Jack Hamilton, left, and Sean Duncan both teach media studies at the University. (University Communications photos)
“The Studio” is meant as satire. But in a world where a horror movie about Winnie the Pooh and Piglet exists, it may not be far off.
This year, eight of the 10 top-grossing movies so far are sequels, adaptations or remakes, from “A Minecraft Movie” to “Lilo & Stitch” to “Final Destination: Bloodlines.” The 10 most commercially successful movies of 2024 were all based on pre-existing intellectual property, too.
“We have an existing fanbase, existing familiarity with a cinematic storytelling world, or with an IP, or, in the case of things like ‘Barbie,’ as a toy, and that is being very clearly capitalized upon,” said Sean Duncan, a University of Virginia assistant professor of media studies who teaches a course about film adaptations.

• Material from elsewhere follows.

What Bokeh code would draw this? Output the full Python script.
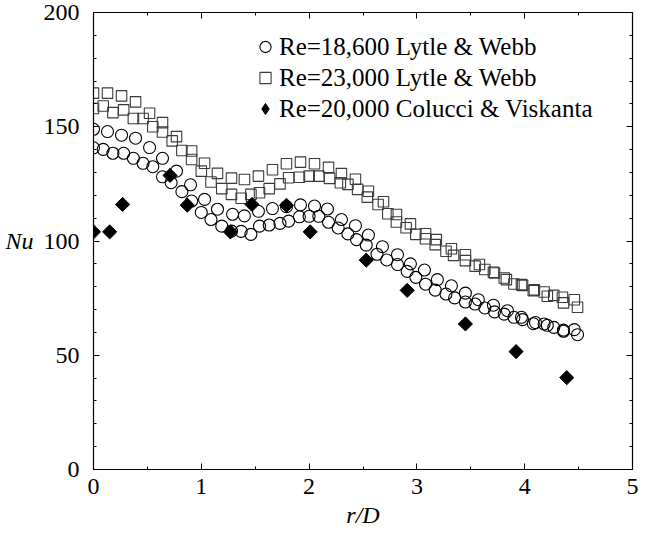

Familiarity practically guarantees an audience, he said. Adults who loved Disney cartoons as children are likely to buy tickets to see the latest live-action remake and bring along their own children.
“The movie industry tends to be really risk-averse,” Jack Hamilton, an associate professor of media studies at UVA, said. “Movies are expensive to make. Even a ‘lower budget’ movie will cost hundreds of thousands of dollars, if not millions of dollars, to make.”
Remakes, adaptations and sequels are a safer investment than original screenplays, and audiences continue to turn out in droves for the latest Marvel movie or “Mission: Impossible” sequel.
Changes to how viewers watch movies mean original films are even less financially viable. In the past, Duncan said, studios banked on recouping the cost of making a more niche movie with VHS and DVD purchases and rentals. Now, most people stream movies at home. Streaming services like Netflix essentially pay one fee to buy licenses to movies from studios, and the people behind those movies don’t make more money if their work takes off on a given platform.